But Wagoner is now a high-profile casualty of government intervention, forced out as part of the Obama administration's sweeping last-ditch effort to save the century-old auto giant.
Wagoner, 56, who spent 32 years with GM working all over the world, stepped down effective immediately, the company said in a statement early Monday. He was replaced as CEO by Fritz Henderson, the company's vice chairman and chief operating officer.
GM board member Kent Kresa, a former chairman and CEO of Northrop Grumman Corp., was named interim chairman and said new directors will make up the majority of GM's board when a new slate is nominated for election at the company's annual meeting in August.
"The board has recognized for some time that the company's restructuring will likely cause a significant change in the stockholders of the company and create the need for new directors with additional skills and experience," Kresa said in a written statement.
GM shares tumbled 96 cents, or 26.5 percent, to $2.66 in morning trading Monday.

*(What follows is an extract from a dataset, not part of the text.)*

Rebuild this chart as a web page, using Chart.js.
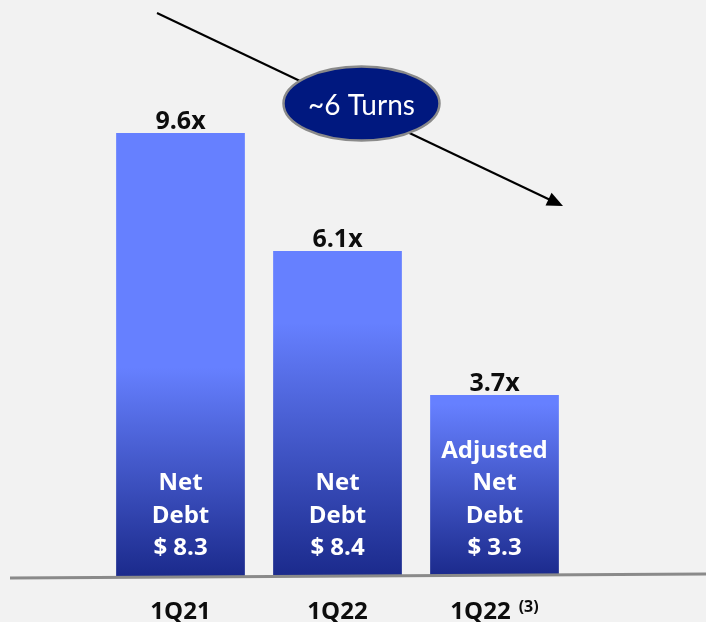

That is down 89 percent from their 52-week high of $24.24 on April 30, 2008.
The management shake-up, according to several industry analysts, shows that the administration is serious about forcing GM to change more quickly and dramatically than it did during Wagoner's nearly nine-year tenure as CEO.
Jeremy Anwyl, chief executive of the automotive Web site Edmunds.com, called the move "political theater" to appease an increasingly bailout-weary public.